─── Given material

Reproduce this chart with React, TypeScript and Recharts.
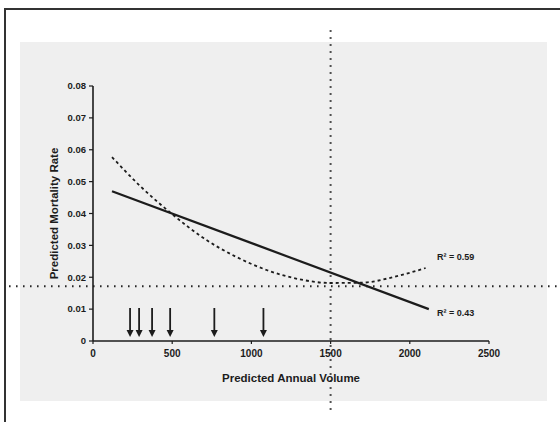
import {
  ComposedChart,
  Line,
  Scatter,
  XAxis,
  YAxis,
  ReferenceLine,
  ReferenceDot,
  Label,
} from "recharts";

// values
const volumeTicks = [0, 500, 1000, 1500, 2000, 2500];
const rateTicks = [0, 0.01, 0.02, 0.03, 0.04, 0.05, 0.06, 0.07, 0.08];

const linearVolumes = [120, 2120];
const linearRates = [0.047, 0.01];

const quadVolumes = [120, 300, 500, 700, 900, 1100, 1300, 1500, 1700, 1900, 2100];
const quadRates = [0.0577, 0.0485, 0.0398, 0.0322, 0.0265, 0.0222, 0.0194, 0.0182, 0.0183, 0.0201, 0.0229];

const arrowVolumes = [234, 291, 373, 487, 766, 1076];

const crossVolume = 1500;
const crossRate = 0.0172;

const linearData = linearVolumes.map((x, i) => ({ x, y: linearRates[i] }));
const quadData = quadVolumes.map((x, i) => ({ x, y: quadRates[i] }));
const arrowData = arrowVolumes.map((x) => ({ x, y: 0 }));

const INK = "#1c1c1c";
const FONT = "'Liberation Sans', Arial, sans-serif";

function Arrow(props: any) {
  const { cx, cy } = props;
  if (cx == null || cy == null) return null;
  const tip = cy - 4;
  return (
    <g>
      <line x1={cx} y1={tip - 29} x2={cx} y2={tip - 6} stroke={INK} strokeWidth={1.8} />
      <path d={`M${cx - 3.5},${tip - 7} L${cx + 3.5},${tip - 7} L${cx},${tip} Z`} fill={INK} />
    </g>
  );
}

export default function App() {
  return (
    <div
      style={{
        position: "absolute",
        left: 0,
        top: 0,
        width: 560,
        height: 422,
        background: "#fff",
        overflow: "hidden",
      }}
    >
      {/* slide frame */}
      <div
        style={{
          position: "absolute",
          left: 4,
          top: 8,
          width: 600,
          height: 500,
          borderTop: "2px solid #333",
          borderLeft: "2px solid #333",
        }}
      />
      {/* grey slide background */}
      <div
        style={{
          position: "absolute",
          left: 20,
          top: 42,
          width: 527,
          height: 359,
          background: "#efefef",
        }}
      />
      <div style={{ position: "absolute", left: 0, top: 0 }}>
        <ComposedChart
          width={560}
          height={422}
          margin={{ top: 86, right: 71, bottom: 51, left: 53 }}
        >
          <XAxis
            type="number"
            dataKey="x"
            domain={[0, 2500]}
            ticks={volumeTicks}
            allowDataOverflow
            height={30}
            tick={{ fontSize: 10, fontWeight: "bold", fill: INK, fontFamily: FONT }}
            tickSize={3}
            tickMargin={6}
            axisLine={{ stroke: INK, strokeWidth: 1.6 }}
            tickLine={{ stroke: INK, strokeWidth: 1.2 }}
          >
            <Label
              content={(p: any) => {
                const vb = p.viewBox;
                return (
                  <text
                    x={vb.x + vb.width / 2}
                    y={vb.y + 41}
                    textAnchor="middle"
                    fontSize={11.5}
                    fontWeight="bold"
                    fill={INK}
                    fontFamily={FONT}
                  >
                    Predicted Annual Volume
                  </text>
                );
              }}
            />
          </XAxis>
          <YAxis
            type="number"
            dataKey="y"
            domain={[0, 0.08]}
            ticks={rateTicks}
            allowDataOverflow
            width={40}
            tickFormatter={(v: number) => (v === 0 ? "0" : v.toFixed(2))}
            tick={{ fontSize: 9.5, fontWeight: "bold", fill: INK, fontFamily: FONT }}
            tickSize={4}
            tickMargin={3}
            axisLine={{ stroke: INK, strokeWidth: 1.6 }}
            tickLine={{ stroke: INK, strokeWidth: 1.2 }}
          >
            <Label
              content={(p: any) => {
                const vb = p.viewBox;
                const cx = vb.x + 1;
                const cy = vb.y + vb.height / 2;
                return (
                  <text
                    x={cx}
                    y={cy}
                    textAnchor="middle"
                    dominantBaseline="central"
                    transform={`rotate(-90, ${cx}, ${cy})`}
                    fontSize={11.5}
                    fontWeight="bold"
                    fill={INK}
                    fontFamily={FONT}
                  >
                    Predicted Mortality Rate
                  </text>
                );
              }}
            />
          </YAxis>

          <ReferenceLine
            segment={[
              { x: crossVolume, y: 0.0975 },
              { x: crossVolume, y: -0.0225 },
            ]}
            ifOverflow="visible"
            stroke={INK}
            strokeWidth={2}
            strokeDasharray="1.5 5.5"
          />
          <ReferenceLine
            segment={[
              { x: -530, y: crossRate },
              { x: 2960, y: crossRate },
            ]}
            ifOverflow="visible"
            stroke={INK}
            strokeWidth={2}
            strokeDasharray="1.5 5.5"
          />

          <Line
            data={quadData}
            dataKey="y"
            type="monotone"
            stroke={INK}
            strokeWidth={1.8}
            strokeDasharray="3 3"
            dot={false}
            isAnimationActive={false}
          />
          <Line
            data={linearData}
            dataKey="y"
            type="linear"
            stroke={INK}
            strokeWidth={2.2}
            dot={false}
            isAnimationActive={false}
          />
          <Scatter
            data={arrowData}
            dataKey="y"
            shape={Arrow}
            isAnimationActive={false}
          />

          <ReferenceDot
            x={2140}
            y={0.0263}
            r={0}
            ifOverflow="visible"
            label={{
              value: "R² = 0.59",
              position: "right",
              fontSize: 9,
              fontWeight: "bold",
              fill: INK,
              fontFamily: FONT,
            }}
          />
          <ReferenceDot
            x={2140}
            y={0.0088}
            r={0}
            ifOverflow="visible"
            label={{
              value: "R² = 0.43",
              position: "right",
              fontSize: 9,
              fontWeight: "bold",
              fill: INK,
              fontFamily: FONT,
            }}
          />
        </ComposedChart>
      </div>
    </div>
  );
}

──────

* Stated task *
Please take the lines from the beginning of the data above through the line holding "const linearRates = [0.047, 0.01];" and transcribe them exactly, without any pictures.

* Result below *
Reproduce this chart with React, TypeScript and Recharts.
import {
  ComposedChart,
  Line,
  Scatter,
  XAxis,
  YAxis,
  ReferenceLine,
  ReferenceDot,
  Label,
} from "recharts";

// values
const volumeTicks = [0, 500, 1000, 1500, 2000, 2500];
const rateTicks = [0, 0.01, 0.02, 0.03, 0.04, 0.05, 0.06, 0.07, 0.08];

const linearVolumes = [120, 2120];
const linearRates = [0.047, 0.01];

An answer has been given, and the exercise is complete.